Usage of Profit and Profitability in Exams and Practice
- Profit: Used in direct calculation questions and income statement analysis.
- Profitability: Tested in ratio-based, analytical, and case-study questions (Profitability Ratios, Ratio Analysis).
Both concepts are also useful for business decision-making and real-world scenario analysis.
Related Concepts and Internal Links
- For in-depth ratio calculations, refer to Profitability Ratios.
- To understand broader financial metrics, see Ratio Analysis.
- To know where profit is recorded, read Profit and Loss Account and Balance Sheet.
- For statement-level understanding, visit Analysis of Financial Statements.
At Vedantu, we ensure topics like profit and profitability are explained with examples and case-based learning, improving scores and business understanding.
In summary, profit is the absolute monetary gain after expenses, and profitability is a measure of how efficiently that profit is earned. Both are essential for school exams, competitive tests, and evaluating business performance. Mastering profit and profitability helps students and businesses make informed, strategic decisions.
FAQs on Difference Between Profit and Profitability
1. What is the main difference between profit and profitability?
Profit is the total earnings after deducting all expenses; profitability, conversely, measures how efficiently a business generates profit relative to its revenue, assets, or equity, often expressed as a percentage or ratio.
2. How do you differentiate between profit and profitability?
Profit is an absolute monetary value (total revenue less total expenses), while profitability is a relative measure indicating the efficiency of profit generation. Profitability is expressed as a ratio or percentage, often comparing profit to sales, assets, or equity. Profitability ratios like profit margin, return on assets (ROA), and return on equity (ROE) provide insights into a company's financial health.
3. What do you mean by profitability?
Profitability refers to a business's ability to generate profit relative to its size and resources. It's a crucial indicator of financial health, indicating how efficiently a company is using its assets and capital to create profit. It's typically expressed as a ratio or percentage.
4. What is an example of profitability?
A company with net profit of ₹10,000,000 and revenue of ₹100,000,000 has a net profit margin of 10%. This 10% represents its profitability. Another example: a high return on assets (ROA) signifies high profitability relative to the company's assets.
5. What is more important: profit or profitability?
While profit is essential, profitability offers a more comprehensive picture of a business's financial health. High profit with low profitability suggests inefficiency. Investors and stakeholders prefer companies with sustainable high profitability, indicating efficiency and long-term growth potential.
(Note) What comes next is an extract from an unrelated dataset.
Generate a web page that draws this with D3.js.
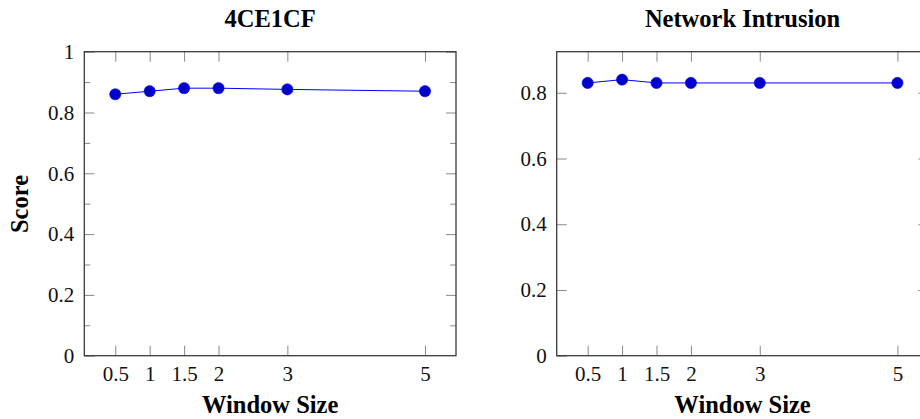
<!DOCTYPE html>
<html>
<head>
<meta charset="utf-8">
<script src="https://cdn.jsdelivr.net/npm/d3@7"></script>
<style>
  html, body { margin: 0; padding: 0; background: #fff; }
  svg { display: block; }
</style>
</head>
<body>
<svg id="chart" width="920" height="419"></svg>
<script>
// ---- data ----
const windowSizes = [0.5, 1, 1.5, 2, 3, 5];
const scores4CE1CF = [0.86, 0.87, 0.88, 0.88, 0.876, 0.87];
const scoresNetworkIntrusion = [0.83, 0.84, 0.83, 0.83, 0.83, 0.83];
const xTickValues = [0.5, 1, 1.5, 2, 3, 5];
const yTicksLeft = [0, 0.2, 0.4, 0.6, 0.8, 1];
const yMinorTicksLeft = [0.1, 0.3, 0.5, 0.7, 0.9];
const yTicksRight = [0, 0.2, 0.4, 0.6, 0.8];
const panelTitles = ["4CE1CF", "Network Intrusion"];
const xAxisTitle = "Window Size";
const yAxisTitle = "Score";

// ---- layout ----
const svg = d3.select("#chart");
const plotW = 371.7, plotTop = 51.7, plotBottom = 355.7;
const panels = [
  { left: 84.3, title: panelTitles[0], values: scores4CE1CF, yMax: 1, yTicks: yTicksLeft, yMinor: yMinorTicksLeft, yLabel: true },
  { left: 556.7, title: panelTitles[1], values: scoresNetworkIntrusion, yMax: 0.925, yTicks: yTicksRight, yMinor: [], yLabel: false }
];

const fmt = d => (d === 0 || d === 1) ? String(d) : d3.format(".1f")(d);
const tickFont = "'Liberation Serif', 'Times New Roman', serif";
const titleFont = "'Liberation Serif', 'Times New Roman', serif";

panels.forEach(p => {
  const x = d3.scaleLinear().domain([0.05, 5.45]).range([p.left, p.left + plotW]);
  const y = d3.scaleLinear().domain([0, p.yMax]).range([plotBottom, plotTop]);
  const g = svg.append("g");

  const styleAxis = (sel, labels) => {
    sel.select(".domain").remove();
    sel.selectAll(".tick line").attr("stroke", "#8a8a8a").attr("stroke-width", 1);
    sel.selectAll(".tick text")
      .attr("fill", "#111")
      .style("font-family", tickFont)
      .style("font-size", "21px");
    if (!labels) sel.selectAll(".tick text").remove();
  };

  // minor y ticks
  if (p.yMinor.length) {
    g.append("g").attr("transform", `translate(${p.left},0)`)
      .call(d3.axisLeft(y).tickValues(p.yMinor).tickSize(-6).tickFormat(""))
      .call(s => styleAxis(s, false));
    g.append("g").attr("transform", `translate(${p.left + plotW},0)`)
      .call(d3.axisRight(y).tickValues(p.yMinor).tickSize(-6).tickFormat(""))
      .call(s => styleAxis(s, false));
  }
  // major y ticks
  g.append("g").attr("transform", `translate(${p.left},0)`)
    .call(d3.axisLeft(y).tickValues(p.yTicks).tickSize(-10).tickPadding(10).tickFormat(fmt))
    .call(s => styleAxis(s, true));
  g.append("g").attr("transform", `translate(${p.left + plotW},0)`)
    .call(d3.axisRight(y).tickValues(p.yTicks.filter(v => v > 0)).tickSize(-10).tickFormat(""))
    .call(s => styleAxis(s, false));
  // x ticks
  g.append("g").attr("transform", `translate(0,${plotBottom})`)
    .call(d3.axisBottom(x).tickValues(xTickValues).tickSize(-10).tickPadding(10).tickFormat(d3.format("")))
    .call(s => styleAxis(s, true));
  g.append("g").attr("transform", `translate(0,${plotTop})`)
    .call(d3.axisTop(x).tickValues(xTickValues).tickSize(-10).tickFormat(""))
    .call(s => styleAxis(s, false));

  // frame
  g.append("rect")
    .attr("x", p.left).attr("y", plotTop)
    .attr("width", plotW).attr("height", plotBottom - plotTop)
    .attr("fill", "none").attr("stroke", "#3a3a3a").attr("stroke-width", 1.3);

  // line + markers
  const pts = windowSizes.map((w, i) => [w, p.values[i]]);
  g.append("path")
    .datum(pts)
    .attr("fill", "none")
    .attr("stroke", "#0000ff")
    .attr("stroke-width", 1)
    .attr("d", d3.line().x(d => x(d[0])).y(d => y(d[1])));
  g.selectAll("circle.pt").data(pts).enter().append("circle")
    .attr("class", "pt")
    .attr("cx", d => x(d[0])).attr("cy", d => y(d[1]))
    .attr("r", 5.6)
    .attr("fill", "#0000cc")
    .attr("stroke", "#0000e6").attr("stroke-width", 0.6);

  // title
  g.append("text")
    .attr("x", p.left + plotW / 2).attr("y", 27)
    .attr("text-anchor", "middle")
    .style("font-family", titleFont).style("font-weight", "bold").style("font-size", "24.5px")
    .attr("fill", "#000")
    .text(p.title);

  // x axis title
  g.append("text")
    .attr("x", p.left + plotW / 2).attr("y", 413)
    .attr("text-anchor", "middle")
    .style("font-family", titleFont).style("font-weight", "bold").style("font-size", "24.5px")
    .attr("fill", "#000")
    .text(xAxisTitle);

  if (p.yLabel) {
    g.append("text")
      .attr("transform", `translate(28,204) rotate(-90)`)
      .attr("text-anchor", "middle")
      .style("font-family", titleFont).style("font-weight", "bold").style("font-size", "24.5px")
      .attr("fill", "#000")
      .text(yAxisTitle);
  }
});
</script>
</body>
</html>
Profitability provides a better understanding of the return on investment.
6. How do you calculate profit?
Profit is calculated using this simple formula: Total Revenue - Total Expenses = Profit. Different types of profit exist (gross profit, net profit, etc.), each calculated differently based on which expenses are subtracted from revenue.
7. What are some examples of profitability ratios?
Key profitability ratios include:
- Profit Margin: Net Profit / Revenue
- Gross Profit Margin: (Revenue - Cost of Goods Sold) / Revenue
- Return on Assets (ROA): Net Profit / Total Assets
- Return on Equity (ROE): Net Profit / Shareholder's Equity
- Return on Investment (ROI): Net Profit / Total Investment
These ratios help assess how well a business utilizes its resources to generate profit.
8. What is the difference between profit margin and profitability?
Profit margin is a *specific type* of profitability ratio. Profitability is a broader concept encompassing various ratios and metrics that assess the efficiency of profit generation. Profit margin focuses solely on the relationship between profit and revenue.
9. Why is profitability important for a business?
Profitability is vital because it indicates financial health, efficiency, and sustainability. High profitability attracts investors, allows for reinvestment, and enhances long-term growth prospects. It provides a comparative measure against industry peers and shows how well the business manages resources to achieve its goals. Low profitability may signify operational inefficiencies, which can impact future growth and investor confidence.
10. Can a business have profit and still lack profitability?
Yes. A business might report a high profit but show low profitability ratios. This could be because it uses excessive resources or capital to generate that profit. For instance, a large factory may have high revenue and profit but low ROA if the asset base (factory equipment, land) is disproportionately large compared to the profit generated.
11. Difference between profit and profitability class 11?
Profit, in Class 11 accounting, is the final monetary gain after deducting all expenses. Profitability, on the other hand, is a relative indicator showing how efficiently a firm converts revenue into profit, often represented by ratios like profit margin and return on investment (ROI). Understanding this difference is crucial for analyzing financial statements.
12. Difference between profit and profitability with example?
Company A earns ₹1 million profit. Company B earns ₹500,000 profit. However, Company A's sales were ₹10 million, while Company B's were ₹2 million. Company B's profitability (profit margin) is significantly higher (25% vs 10%) despite earning lower absolute profit. This demonstrates that profitability reflects efficiency, not just total earnings.